For priest Libero Raganella, like so many sanlorenzini, the resistance was above all a fight for survival. He was part of a network arranging safe houses for escaped Allied prisoners of war, who would otherwise have been quickly discovered among the Italian-speaking population. Their concern, like for so many Romans, was simply to stay alive until the seemingly inevitable moment of German defeat.

The underground was not strong enough to liberate Italy by its own forces. If in the Northern cities the partisans were able to mount insurrections in the days before the Allies arrived, in Rome there was no such uprising. In districts like San Lorenzo a partisan movement dominated by the workers’ parties was able to build popular hegemony, but the capital remained dominated by the Catholic Church and the massed ranks of the middle classes.

In postwar decades San Lorenzo cemented its reputation as a “red district,” an outlier despite its proximity to the geographical center of the capital. Bounded by the Verano cemetery, the rail yards, and the ancient Roman walls, it was often termed a “borgo”: a new town outside the city walls. South of the civil servants’ housing at Piazza Bologna and separated from the center by Termini station, it was also an island of Communist Party strength.

Even in a district with under ten thousand people, a radical tradition was carried forth in the memory of great upheavals. Such was the case of Orfeo Mucci, son of an anarchist bakers’ leader, childhood witness of the AdP, and Bandiera Rossa partisan leader. Even into the 1990s, he promoted the legacy of what the song “Su comunisti della capitale” calls “The rebel city [of Rome], never tamed by the bombs and ruins.”

San Lorenzo has always been a popular neighborhood more like Wedding in Berlin than Athens’ counter-cultural Exarchia. Nonetheless, despite the cultural hegemony of the Communist Party, and the many cooperatives and associations linked to that party, San Lorenzo also became a hub of forces to its left, most notably the Workers’ Autonomy Committees of the 1970s.

Via dei Volsci, cutting across the district, was indeed the center of autonomia operaia in the Italian capital. A famous police raid in 1977, late in the social movements of that year, ending in ninety-six arrests, sparked the takeover of a series of buildings on the street, which now belonged to “the movement.” A pirate radio station Radio Onda Rossa was subject to both court attention and, in 1982, a violent attack blamed on far-right Zionists.

Resilience

The 1991 self-dissolution of the Communist Party, long the dominant electoral force in the district, did not mark the end of its “red” reputation. The anti-globalization movements of the subsequent decade, as well as the rise of social centers and other self-managed spaces, marked the district. Take the example of the Cinema Palazzo, occupied since 2011 in opposition to plans to turn it into a casino.
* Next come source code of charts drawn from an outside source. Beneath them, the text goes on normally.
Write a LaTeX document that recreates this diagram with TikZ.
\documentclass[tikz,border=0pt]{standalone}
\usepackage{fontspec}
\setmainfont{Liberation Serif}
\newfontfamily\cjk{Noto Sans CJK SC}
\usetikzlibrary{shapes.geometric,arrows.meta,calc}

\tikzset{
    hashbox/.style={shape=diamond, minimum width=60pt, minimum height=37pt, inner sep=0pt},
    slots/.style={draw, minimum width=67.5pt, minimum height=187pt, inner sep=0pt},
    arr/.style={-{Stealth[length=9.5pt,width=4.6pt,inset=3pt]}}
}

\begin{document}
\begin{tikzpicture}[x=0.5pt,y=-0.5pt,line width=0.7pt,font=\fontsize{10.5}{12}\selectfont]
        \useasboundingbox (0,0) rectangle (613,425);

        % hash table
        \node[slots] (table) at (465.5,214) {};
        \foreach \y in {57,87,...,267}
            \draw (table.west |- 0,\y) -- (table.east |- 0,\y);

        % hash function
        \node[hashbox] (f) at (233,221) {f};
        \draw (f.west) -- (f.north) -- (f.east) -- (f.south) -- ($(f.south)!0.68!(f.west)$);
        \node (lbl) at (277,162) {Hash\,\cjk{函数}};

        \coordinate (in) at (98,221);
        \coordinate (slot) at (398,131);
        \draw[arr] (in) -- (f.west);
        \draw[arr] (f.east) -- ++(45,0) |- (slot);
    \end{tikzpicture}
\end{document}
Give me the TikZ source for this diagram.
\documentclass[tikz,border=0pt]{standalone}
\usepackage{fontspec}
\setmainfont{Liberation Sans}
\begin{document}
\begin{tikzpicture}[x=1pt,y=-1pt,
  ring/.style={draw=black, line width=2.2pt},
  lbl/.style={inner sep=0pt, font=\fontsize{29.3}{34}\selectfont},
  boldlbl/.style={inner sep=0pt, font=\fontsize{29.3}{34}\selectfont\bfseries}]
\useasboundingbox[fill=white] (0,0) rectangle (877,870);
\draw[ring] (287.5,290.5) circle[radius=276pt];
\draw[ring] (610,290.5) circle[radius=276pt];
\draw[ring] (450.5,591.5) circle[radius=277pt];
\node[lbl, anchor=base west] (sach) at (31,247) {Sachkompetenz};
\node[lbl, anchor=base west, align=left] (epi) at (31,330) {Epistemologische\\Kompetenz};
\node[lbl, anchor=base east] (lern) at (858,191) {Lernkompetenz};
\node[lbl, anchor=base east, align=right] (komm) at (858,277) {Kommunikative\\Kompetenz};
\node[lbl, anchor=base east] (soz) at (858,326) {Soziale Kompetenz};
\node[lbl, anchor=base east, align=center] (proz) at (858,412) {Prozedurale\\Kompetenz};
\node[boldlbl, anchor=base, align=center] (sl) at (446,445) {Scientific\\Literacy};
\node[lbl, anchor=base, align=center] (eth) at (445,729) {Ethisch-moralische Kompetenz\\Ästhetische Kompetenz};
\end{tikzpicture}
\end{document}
The fight over this historic cinema points to a worrying trend in the urban landscape of Rome. The rise of betting shops in the capital, notably along the Via Tiburtina, points to mounting social breakdown and the irresponsible prioritization of profitability over spaces for community and socialization. As one local newspaper points out, “games of chance” are games played alone, in perma-lit rooms, at great financial cost.
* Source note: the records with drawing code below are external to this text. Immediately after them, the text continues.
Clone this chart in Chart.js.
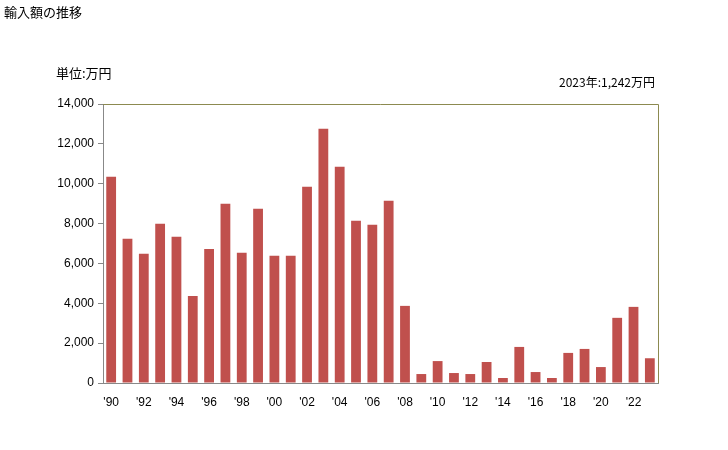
<!DOCTYPE html>
<html>
<head>
<meta charset="utf-8">
<script src="https://cdn.jsdelivr.net/npm/chart.js@4"></script>
<style>
    body { margin: 0; background: #fff; }
    #wrap { position: relative; width: 728px; height: 450px; }
    .txt { position: absolute; font-family: "Noto Sans CJK JP", sans-serif; font-size: 13px; color: #000; white-space: nowrap; line-height: 1; }
    #title { left: 4px; top: 5px; }
    #unit { left: 56px; top: 66px; }
    #note { right: 73px; top: 76px; font-size: 12px; }
</style>
</head>
<body>
<div id="wrap">
    <canvas id="chart" width="728" height="450"></canvas>
    <div class="txt" id="title">輸入額の推移</div>
    <div class="txt" id="unit">単位:万円</div>
    <div class="txt" id="note">2023年:1,242万円</div>
</div>
<script>
const years = ['90', '91', '92', '93', '94', '95', '96', '97', '98', '99',
    '00', '01', '02', '03', '04', '05', '06', '07', '08', '09',
    '10', '11', '12', '13', '14', '15', '16', '17', '18', '19',
    '20', '21', '22', '23'];
const values = [10350, 7240, 6480, 7990, 7340, 4370, 6730, 8990, 6530, 8740,
    6380, 6380, 9850, 12760, 10850, 8140, 7940, 9140, 3870, 450,
    1100, 500, 450, 1055, 250, 1810, 550, 250, 1510, 1710,
    800, 3270, 3820, 1242];
const yTicks = [0, 2000, 4000, 6000, 8000, 10000, 12000, 14000];

// olive frame on top and right side of the plot
const framePlugin = {
    id: 'frame',
    afterDraw(chart) {
        const { ctx, chartArea: a } = chart;
        ctx.save();
        ctx.strokeStyle = '#8c8a50';
        ctx.lineWidth = 1;
        ctx.beginPath();
        ctx.moveTo(a.left, a.top + 0.5);
        ctx.lineTo(a.right + 0.5, a.top + 0.5);
        ctx.lineTo(a.right + 0.5, a.bottom);
        ctx.stroke();
        ctx.restore();
    }
};

new Chart(document.getElementById('chart'), {
    type: 'bar',
    data: {
        labels: years,
        datasets: [{
            data: values,
            backgroundColor: '#c0504d',
            categoryPercentage: 1,
            barPercentage: 0.6
        }]
    },
    options: {
        responsive: false,
        animation: false,
        layout: { padding: { left: 0, right: 70, top: 104, bottom: 37 } },
        plugins: { legend: { display: false }, tooltip: { enabled: false } },
        scales: {
            x: {
                grid: { display: false },
                border: { color: '#888', width: 1 },
                ticks: {
                    autoSkip: false,
                    maxRotation: 0,
                    padding: 4,
                    color: '#000',
                    font: { family: 'Liberation Sans, Arial', size: 12 },
                    callback: (v, i) => i % 2 === 0 ? "'" + years[i] : ''
                },
                afterFit: s => { s.height = 30; }
            },
            y: {
                min: 0,
                max: 14000,
                afterBuildTicks: s => { s.ticks = yTicks.map(v => ({ value: v })); },
                grid: { drawOnChartArea: false, tickLength: 5, color: '#888' },
                border: { color: '#888', width: 1 },
                ticks: {
                    padding: 4,
                    color: '#000',
                    font: { family: 'Liberation Sans, Arial', size: 12 },
                    callback: v => v.toLocaleString('en-US')
                },
                afterFit: s => { s.width = 103; }
            }
        }
    },
    plugins: [framePlugin]
});
</script>
</body>
</html>
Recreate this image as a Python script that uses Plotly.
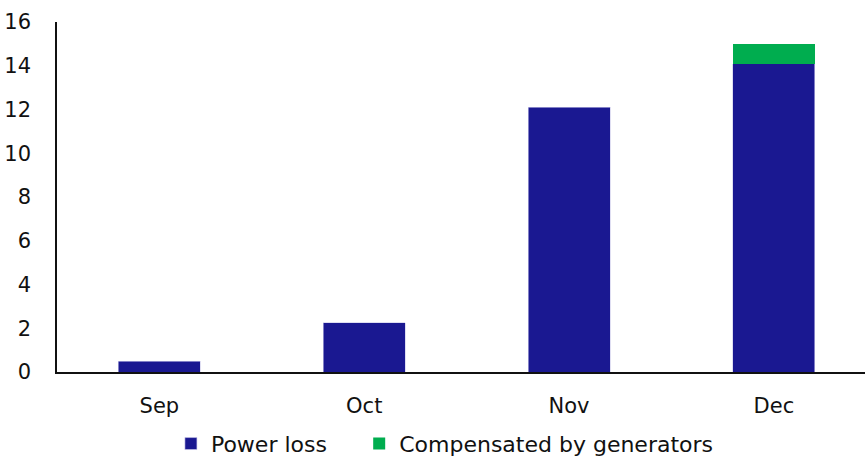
import plotly.graph_objects as go

months = ["Sep", "Oct", "Nov", "Dec"]
power_loss = [0.5, 2.25, 12.1, 14.1]
compensated = [0, 0, 0, 0.9]
y_ticks = [0, 2, 4, 6, 8, 10, 12, 14, 16]

fig = go.Figure()
fig.add_trace(go.Bar(x=months, y=power_loss, name="Power loss",
                     marker=dict(color="#1a1891", line=dict(color="#c9c8ea", width=0.6)),
                     width=0.4, legend="legend"))
fig.add_trace(go.Bar(x=months, y=compensated, name="Compensated by generators",
                     marker=dict(color="#00ad4f", line=dict(width=0)),
                     width=0.4, legend="legend2"))

font = "DejaVu Sans"
leg_common = dict(orientation="h", y=-0.205, yanchor="middle", xanchor="left",
                  font=dict(size=22), itemwidth=30, bgcolor="rgba(0,0,0,0)")
fig.update_layout(
    barmode="stack",
    width=865, height=458,
    margin=dict(l=57, r=0, t=22, b=85.5, autoexpand=False),
    plot_bgcolor="white", paper_bgcolor="white",
    font=dict(family=font, size=21, color="#111111"),
    showlegend=True,
    legend=dict(x=0.141, **leg_common),
    legend2=dict(x=0.374, **leg_common),
    xaxis=dict(range=[-0.5, 3.445], showline=True, linecolor="#111111", linewidth=1.5,
               showgrid=False, ticks="", tickfont=dict(size=21), ticklabelstandoff=14,
               automargin=False),
    yaxis=dict(range=[0, 16], tickvals=y_ticks, showline=True, linecolor="#111111",
               linewidth=1.5, showgrid=False, zeroline=False, ticks="",
               tickfont=dict(size=21), ticklabelstandoff=20, automargin=False),
)
fig.write_html("out.html", config={"displayModeBar": False},
               post_script="document.body.style.margin='0';document.body.style.overflow='hidden';")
The streets of San Lorenzo are today full of home-printed posters and handwritten notices protesting the combined ills of “movida” and “degrado,” the cocktail of night-time street drinking, fighting, and open drug peddling that are ever-visible in the district. Historic movement spaces are now replaced with late-night liquor stores; the district is also increasingly peppered with shops selling drugs paraphernalia.

At the same time, rampant AirBnBization threatens the social fabric of a once-popular neighborhood. Rents are already too high for young Italians struck by 35 percent youth unemployment and jobs with no minimum wages; property developers now turn districts into transient stop-bys for tourists. Between 2006 and 2014 its residential population fell by 13.5 percent as renters were pushed out.

This market offensive is combined with an attack on its political traditions. Today, like every July 19 since 1944, sanlorenzini will mark the anniversary of the bombing with events valorizing the district’s antifascist memory. Last week fascists staged a provocation, attacking the Communia social center and drawing a swastika over the mural that has long welcomed visitors to San Lorenzo, “viva i partigiani.”

A site of the planned “House of Memory,” standing abandoned.

The response was swift, and the text was repainted. It, like the murals of the Arditi del Popolo and Irish freedom fighter Bobby Sands, and the continuing energetic activity of social centers and movement spaces, stands as a reminder of the area’s traditions. Yet city hall’s threats to occupied spaces, the shutting down of leftist bookshops, and the rise of bland tourist trap bars increasingly threaten its specific identity.

In 2010 plans were announced for a new “House of Memory” in San Lorenzo, to be run by the ANPI veterans’ association. Even in 2018 the three-story building is just a skeleton, roofless and without windows. Its banner promises “a project between the past and the future.” Part destroyed, it instead stands as a monument to the weakening of this memory — the hollowing out of the neighborhood that once was.